Upon hearing the first sound of his own voice, David gave a start. And as the tape droned on, he grit his teeth and kept his head lowered, wishing to God he could disappear or dissolve under the rug. He felt Montclair's eyes on him during the whole playback, but couldn't bring himself to look up. Oh man… all his hidden resentments and hostilities were now in the room with them, unmasked and undiluted. Oh Christ, that bitch! Making him spill his guts out like that, and how sick all those antipathies sounded spoken in the lush Martini-atmosphere of her apartment. He sounded so damned warped and depraved, spewing out all that overstated melodrama, when the truth was that he could have broken away any time he wanted, if he'd had the guts, if he hadn't let his wife and his kids and his house hammer all those nails in his coffin. And yet, even though every word on that tape reflected his true feelings, his manner and attitude sounded definitely neurotic: grown-up little boy blaming everyone but himself for his own weaknesses.
After several painful moments, the tape stopped. Then silence. And accusation:
Montclair removed his glasses and leaned across his desk in David's direction, his tone surprisingly soft and friendly. "I've always sensed that you disliked me, David, and it's made me a very unhappy man.
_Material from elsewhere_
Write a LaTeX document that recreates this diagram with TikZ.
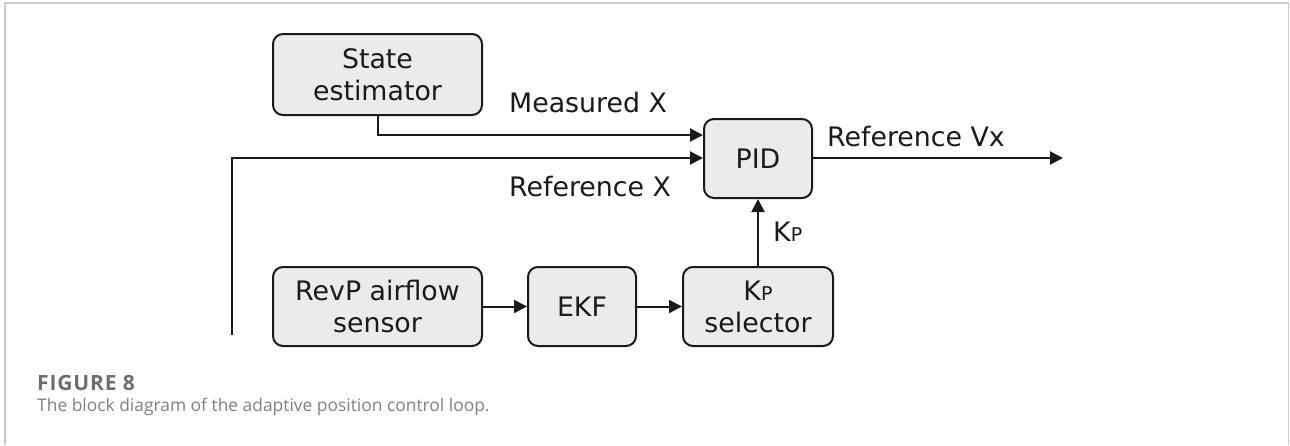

Both Mrs. Montclair and I have always wanted your love…"
David glanced sharply at him, thinking of his nightmares again and remembering how bitterly these two old harpies had fought over him in bed… wondering why his mind was suddenly playing these bitchy little Freudian pranks on him: realities merging into dreams? But with a shrug, he said: "Cheer up, Mr. Montclair, only God is loved by everybody."
With this flippant remark, Wilbur put his glasses back on and regained a most militant stance, pinning David with an imperious stare of judgment; as the boy wretchedly wondered what the hell he was supposed to do, weep and wail and kiss the cuff of the old guy's pants? So all right, dammit, his secrets were out and this was the end of his free and vapid ride through life… and Sir Fat-Ass Mount Rushmore here could just go out and buy his daughter another robot baby-maker!